I told him I was first going to call his father, tell him what I found...and then I would be calling the police.  I HAD to.  Not a word came from him, not a look, not an emotion.  Just blinding indifference.  It was 2 am by the time I called his father and step mother.  I simply told them what I had found and what my next move was going to be.  Their reaction to the news seems strange in hindsight, but how would you expect someone to respond to this news in the middle of the night.  After that call I told him to get in bed and I left closing the door behind me.

I sat on our staircase with the phone.  I didn't want to wake my husband up with this, he had to work in the morning and I was handling it the best way I knew how.  Calling the police seemed extreme, but this is a crime, I had to follow through.  Then I had the thought to call child protective services instead.  I had believed that they would obviously have a zero tolerance on such a thing and would get the authorities involved as needed.  So I looked in the phone book for the 24 hour hot line for our area.....number has been changed or disconnected.  Looked it up online.....number has been changed or disconnected.  Call information and had them directly connected.....number has been changed or disconnected.  I thought you've got to be f@#$ing kidding me.  What if a poor child was trying to call someone to report their own abuse, guess they would be out of luck.  So I called the police.  Not 911, just the local sheriff's department.  As best as I could through burning hot tears of rage and my voice shaking with the rest of my body.  The officer took the information down and said they would send a detective to our home in the morning.  Never in my life did I think I would be inviting a detective into my home.  I took some naive comfort that the police were coming and they would know what to do.

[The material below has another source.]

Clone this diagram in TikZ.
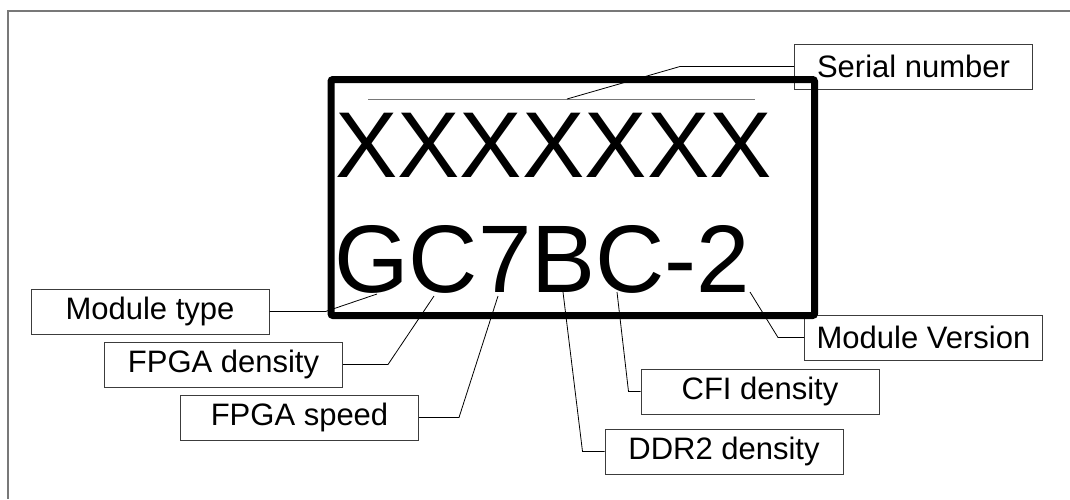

I tried to sneak back into bed without waking my husband, unsuccessfully.  He could tell by my demeanor that something was wrong very wrong.  I told him about the videos and that I had called the police who would be here in the morning.  I could tell immediately that he thought I must be overreacting, but then he asked to see the videos and I sat with him to watched them again for the second and final time.  Then he knew.....I had pulled him into this fresh hell with me and nothing would ever be the same. We both just sat there and shook until the sun came up.